= Margaret Dymoke =

English lady-in-waiting of Henry VIII's court

Margaret Dymoke (born c. 1500) was a lady-in-waiting at the court of Henry VIII of England. Her married names were Vernon, Coffin and Manners. She was born around 1500 in Scrivelsby, Lincolnshire, the daughter of Sir Robert Dymoke of Scrivelsby and Jane Cressner. Her first husband was Richard Vernon of Haddon (d. 1517), by whom she had at least two children. Her second husband was Sir William Coffin, Master of the Horse to Anne Boleyn, the second wife of Henry VIII.

In 1536 five women were appointed to serve Queen Anne while she was imprisoned in the Tower and to report to Sir William Kingston, the Lieutenant of the Tower, and through him to the King's chief minister, Thomas Cromwell, all that the Queen said.

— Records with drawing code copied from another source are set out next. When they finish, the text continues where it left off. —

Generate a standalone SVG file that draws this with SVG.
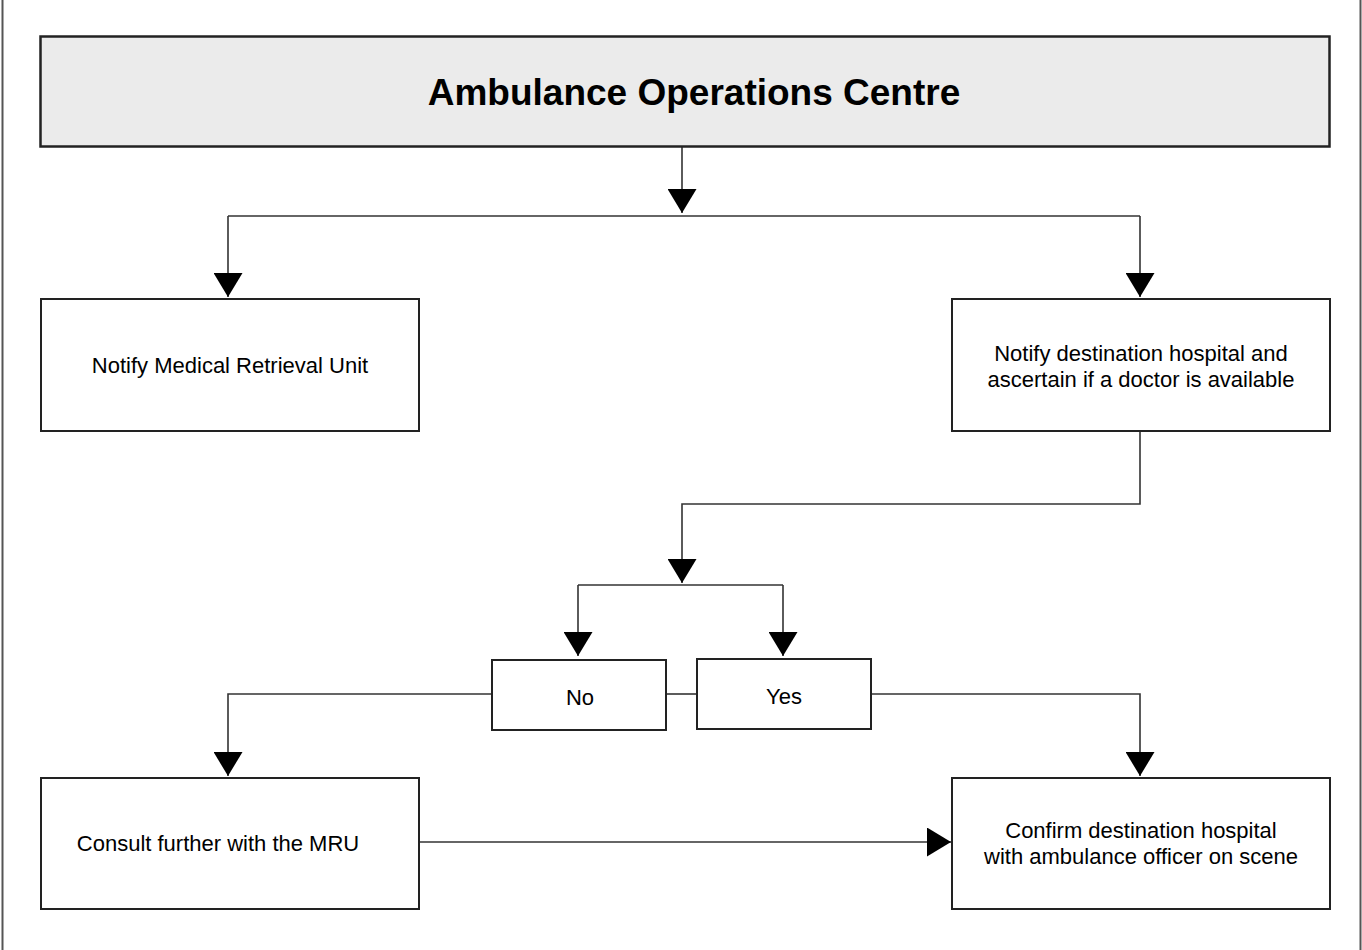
<svg xmlns="http://www.w3.org/2000/svg" width="1362" height="950" viewBox="0 0 1362 950">
<style>
.box{fill:#fff;stroke:#222;stroke-width:2}
.title{fill:#ebebeb;stroke:#222;stroke-width:2.5}
.ln{fill:none;stroke:#333;stroke-width:1.6}
.t{font-family:"Liberation Sans",Arial,sans-serif;font-size:22px;fill:#000;text-anchor:middle}
.tb{font-family:"Liberation Sans",Arial,sans-serif;font-size:37px;font-weight:bold;fill:#000;text-anchor:middle}
.edge{fill:none;stroke:#555;stroke-width:2}
</style>
<defs>
<marker id="ah" markerUnits="userSpaceOnUse" markerWidth="25" markerHeight="29" refX="24" refY="14.5" orient="auto" viewBox="0 0 25 29">
<path d="M0,0 L24,14.5 L0,29 Z" fill="#000"/>
</marker>
</defs>
<g id="frame">
<line class="edge" x1="2.5" y1="0" x2="2.5" y2="950"/>
<line class="edge" x1="1360.5" y1="0" x2="1360.5" y2="950"/>
</g>
<g id="connectors">
<path class="ln" d="M682,147 V213" marker-end="url(#ah)"/>
<path class="ln" d="M228,216 H1140"/>
<path class="ln" d="M228,216 V297" marker-end="url(#ah)"/>
<path class="ln" d="M1140,216 V297" marker-end="url(#ah)"/>
<path class="ln" d="M1140,431 V504 H682 V583" marker-end="url(#ah)"/>
<path class="ln" d="M578,585 H783"/>
<path class="ln" d="M578,585 V656" marker-end="url(#ah)"/>
<path class="ln" d="M783,585 V656" marker-end="url(#ah)"/>
<path class="ln" d="M492,694 H228 V776" marker-end="url(#ah)"/>
<path class="ln" d="M666,694 H697"/>
<path class="ln" d="M871,694 H1140 V776" marker-end="url(#ah)"/>
<path class="ln" d="M419,842 H951" marker-end="url(#ah)"/>
</g>
<g id="n-aoc">
<rect class="title" x="40.5" y="36.5" width="1289" height="110"/>
<text class="tb" x="694" y="105">Ambulance Operations Centre</text>
</g>
<g id="n-mru">
<rect class="box" x="41" y="299" width="378" height="132"/>
<text class="t" x="230" y="373">Notify Medical Retrieval Unit</text>
</g>
<g id="n-hosp">
<rect class="box" x="952" y="299" width="378" height="132"/>
<text class="t" x="1141" y="361">Notify destination hospital and</text>
<text class="t" x="1141" y="387">ascertain if a doctor is available</text>
</g>
<g id="n-no">
<rect class="box" x="492" y="660" width="174" height="70"/>
<text class="t" x="580" y="705">No</text>
</g>
<g id="n-yes">
<rect class="box" x="697" y="659" width="174" height="70"/>
<text class="t" x="784" y="704">Yes</text>
</g>
<g id="n-consult">
<rect class="box" x="41" y="778" width="378" height="131"/>
<text class="t" x="218" y="851">Consult further with the MRU</text>
</g>
<g id="n-confirm">
<rect class="box" x="952" y="778" width="378" height="131"/>
<text class="t" x="1141" y="838">Confirm destination hospital</text>
<text class="t" x="1141" y="864">with ambulance officer on scene</text>
</g>
</svg>
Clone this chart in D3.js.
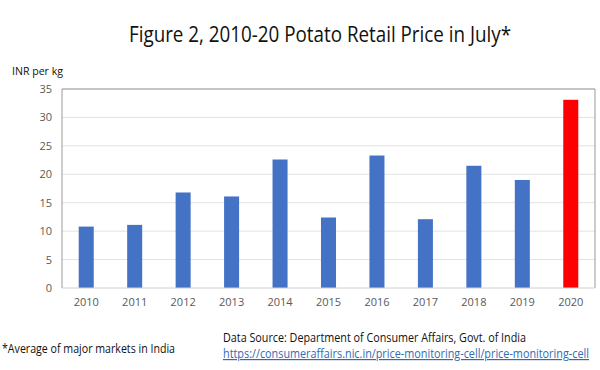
<!DOCTYPE html>
<html>
<head>
<meta charset="utf-8">
<script src="https://cdn.jsdelivr.net/npm/d3@7"></script>
<style>
  body { margin: 0; background: #fff; }
  svg { font-family: "Open Sans", "Noto Sans", sans-serif; }
</style>
</head>
<body>
<svg width="600" height="370"></svg>
<script>
var years = ['2010', '2011', '2012', '2013', '2014', '2015', '2016', '2017', '2018', '2019', '2020'];
var prices = [10.8, 11.1, 16.8, 16.1, 22.6, 12.4, 23.3, 12.1, 21.5, 19.0, 33.1];
var yTicks = [0, 5, 10, 15, 20, 25, 30, 35];

var plotLeft = 62, plotRight = 595, plotTop = 89, plotBottom = 288;

var svg = d3.select('svg');

var x = d3.scaleBand().domain(years).range([plotLeft, plotRight]);
var y = d3.scaleLinear().domain([0, 35]).range([plotBottom, plotTop]);

// title
svg.append('text')
	.attr('x', 129).attr('y', 42)
	.attr('textLength', 382)
	.attr('lengthAdjust', 'spacingAndGlyphs')
	.style('font-size', '21px')
	.style('fill', '#111')
	.text('Figure 2, 2010-20 Potato Retail Price in July*');

// y axis label
svg.append('text')
	.attr('x', 12).attr('y', 75)
	.attr('textLength', 51)
	.attr('lengthAdjust', 'spacingAndGlyphs')
	.style('font-size', '11.5px')
	.style('fill', '#111')
	.text('INR per kg');

// gridlines
svg.append('g')
	.selectAll('line')
	.data(yTicks.slice(1))
	.enter()
	.append('line')
	.attr('x1', plotLeft).attr('x2', plotRight)
	.attr('y1', function(d) {return y(d);})
	.attr('y2', function(d) {return y(d);})
	.style('stroke', '#e2e2e2');

// frame (left, top, right)
svg.append('path')
	.attr('d', 'M' + plotLeft + ',' + plotBottom + 'V' + plotTop + 'H' + plotRight + 'V' + plotBottom)
	.style('fill', 'none')
	.style('stroke', '#9a9a9a');

// y ticks
var yAxis = svg.append('g')
	.attr('transform', 'translate(' + (plotLeft - 10) + ',0)')
	.call(d3.axisLeft(y).tickValues(yTicks).tickSize(0).tickPadding(0));
yAxis.select('.domain').remove();
yAxis.selectAll('text').style('font-size', '11px').style('fill', '#595959').style('font-family', '"Open Sans", sans-serif');

// bars
var bw = x.bandwidth() * 0.31;
svg.append('g')
	.selectAll('rect')
	.data(years)
	.enter()
	.append('rect')
	.attr('x', function(d) {return x(d) + x.bandwidth() / 2 - bw / 2;})
	.attr('width', bw)
	.attr('y', function(d, i) {return y(prices[i]);})
	.attr('height', function(d, i) {return plotBottom - y(prices[i]);})
	.style('fill', function(d) {return d == '2020' ? '#ff0000' : '#4472c4';});

// x axis
var xAxis = svg.append('g')
	.attr('transform', 'translate(0,' + plotBottom + ')')
	.call(d3.axisBottom(x).tickSize(0).tickPadding(10));
xAxis.select('.domain').attr('d', 'M' + plotLeft + ',0H' + plotRight).style('stroke', '#d0d0d0');
xAxis.selectAll('text').style('font-size', '11px').style('fill', '#595959').style('font-family', '"Open Sans", sans-serif');

// footnotes
svg.append('text')
	.attr('x', 2).attr('y', 353)
	.attr('textLength', 173)
	.attr('lengthAdjust', 'spacingAndGlyphs')
	.style('font-size', '12.5px')
	.style('fill', '#111')
	.text('*Average of major markets in India');

svg.append('text')
	.attr('x', 223).attr('y', 342)
	.attr('textLength', 303)
	.attr('lengthAdjust', 'spacingAndGlyphs')
	.style('font-size', '12px')
	.style('fill', '#111')
	.text('Data Source: Department of Consumer Affairs, Govt. of India');

svg.append('text')
	.attr('x', 223).attr('y', 358)
	.attr('textLength', 366)
	.attr('lengthAdjust', 'spacingAndGlyphs')
	.style('font-size', '12px')
	.style('fill', '#2e6bb5')
	.style('text-decoration', 'underline')
	.text('https://consumeraffairs.nic.in/price-monitoring-cell/price-monitoring-cell');
</script>
</body>
</html>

These women included Margaret; Queen Anne's aunt, Lady Anne Shelton; Lady Mary Kingston, the wife of Sir William Kingston, the Lieutenant of the Tower; Lady Elizabeth Boleyn, Queen Anne's aunt by marriage; and Elizabeth Stoner, wife of the King's Serjeant-at-Arms. Sir William Kingston described the five as "honest and good women", but Queen Anne said that it was "a great unkindness in the King to set such about me as I have never loved".

Margaret went on to become the lady-in-waiting of the King's third wife, Jane Seymour. Her third husband was Sir Richard Manners.